Particularly if that observer is responsible for deciding whether Ukwuachu should stay on scholarship and on the depth chart.
* * * * *
This is where Charlie Strong got it right.
When two of Strong's players engaged in their own super-rapey scenario - a double teaming of an intoxicated teenager - they were dismissed from the team and the school before the story hit newsprint.
Why? Because Strong recognized that the boys' version of the story wasn't real, it was a delusional porn script. Women who like to gangbang for free generally don't exist, and when they do they generally aren't teenage dormies who've never performed the varsity-level sex acts they're suddenly doing at 3AM with two boys at once, and the tiny handful who are thrill-seeking enough to actually consent to such risky sexual behavior while sober probably wouldn't need to cower under furniture in the lobby for hours afterwards in order to compose themselves enough to talk to police.
The odds of the boys' side of the story being the whole truth was so scant, it served as evidence that they'd deluded themselves into justifying criminal behavior.
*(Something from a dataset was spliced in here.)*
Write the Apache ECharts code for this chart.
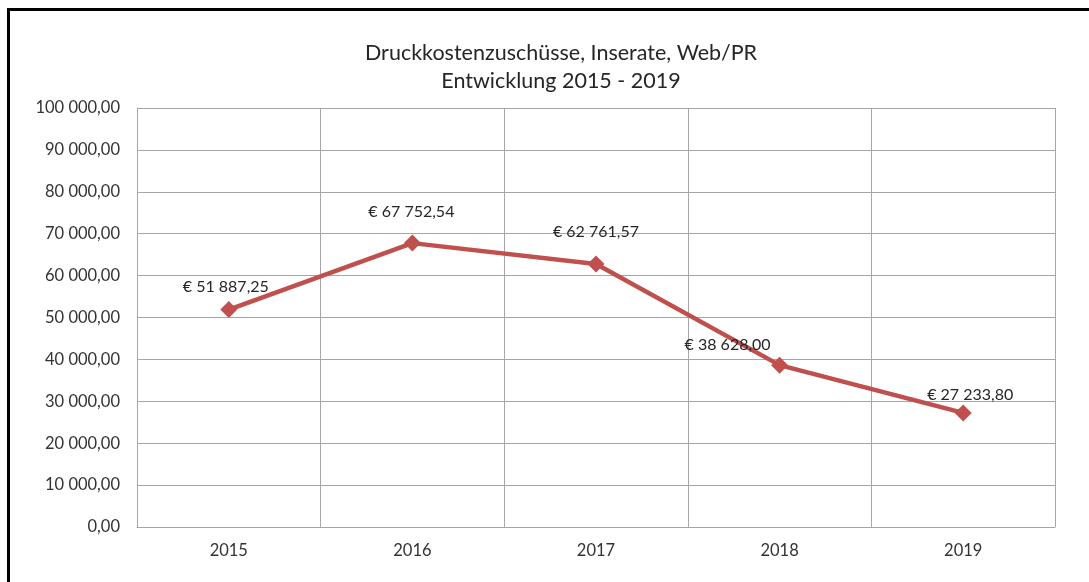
<!DOCTYPE html>
<html>
<head>
<meta charset="utf-8">
<script src="https://cdn.jsdelivr.net/npm/echarts@6/dist/echarts.min.js"></script>
<style>
  html, body { margin: 0; padding: 0; background: #fff; overflow: hidden; }
  #frame { position: absolute; left: 7px; top: 8px; width: 1300px; height: 800px; border: 3px solid #000; }
  #main { position: absolute; left: 0; top: 0; width: 1089px; height: 582px; }
</style>
</head>
<body>
<div id="frame"></div>
<div id="main"></div>
<script>
const years = ['2015', '2016', '2017', '2018', '2019']
const kosten = [51887.25, 67752.54, 62761.57, 38628.00, 27233.80]
// label nudges so they sit where the original put them
const labelOffsets = [[-3, -1], [-1, -10], [0, -11], [-52, 1], [7, 3]]

function fmt(v) {
    let parts = Number(v).toFixed(2).split('.')
    let ganz = parts[0].replace(/\B(?=(\d{3})+(?!\d))/g, ' ')
    return ganz + ',' + parts[1]
}

window.addEventListener('load', function() {
    var myChart = echarts.init(document.getElementById('main'))

    let dataChart = kosten.map((value, index) => {
        return {
            value: value,
            label: { offset: labelOffsets[index] }
        }
    })

    option = {
        animation: false,
        textStyle: { fontFamily: 'Lato' },
        title: {
            text: 'Druckkostenzuschüsse, Inserate, Web/PR\nEntwicklung 2015 - 2019',
            left: 556,
            top: 34,
            textAlign: 'center',
            textStyle: {
                fontFamily: 'Lato',
                fontSize: 21.5,
                fontWeight: 'normal',
                lineHeight: 28,
                color: '#262626'
            }
        },
        grid: { left: 137, top: 108, right: 34, bottom: 55 },
        xAxis: {
            type: 'category',
            data: years,
            boundaryGap: true,
            axisLine: { lineStyle: { color: '#a6a6a6', width: 1 } },
            axisTick: { show: false },
            axisLabel: { color: '#333', fontSize: 16.5, margin: 15, fontFamily: 'Lato' },
            splitLine: { show: true, lineStyle: { color: '#a6a6a6', width: 1 } }
        },
        yAxis: {
            type: 'value',
            min: 0,
            max: 100000,
            interval: 10000,
            axisLine: { show: true, lineStyle: { color: '#a6a6a6', width: 1 } },
            axisTick: { show: false },
            axisLabel: {
                color: '#333',
                fontSize: 16.5,
                margin: 17,
                fontFamily: 'Lato',
                formatter: fmt
            },
            splitLine: { lineStyle: { color: '#a6a6a6', width: 1 } }
        },
        series: [
            {
                type: 'line',
                data: dataChart,
                symbol: 'diamond',
                symbolSize: 17,
                lineStyle: { color: '#c0504d', width: 4.5 },
                itemStyle: { color: '#c0504d' },
                label: {
                    show: true,
                    position: 'top',
                    color: '#262626',
                    fontSize: 16,
                    fontFamily: 'Lato',
                    formatter: p => '€ ' + fmt(p.value)
                }
            }
        ]
    }

    myChart.setOption(option)
})
</script>
</body>
</html>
So without hesitation, Strong made the call that they must be dismissed. It was a painful call I'm sure. But it was the right call.
And it was the same call Briles and company should have made regarding Ukwuachu at least a year ago.
I'm all for second chances, but when you bring in a kid with a history of abusive behavior you simply can't give him the benefit of the doubt when that pattern of behavior not only re-emerges, but appears to morph into something even more dangerous.
I'm not generally one to call for a coach's head for off-field stuff when they haven't committed any crimes. But I will call for accountability and answers.
Art Briles needs to explain why Ukwuachu is still on the team.
And if he refuses, the Baylor administration needs to explain why Art Briles is still the head coach.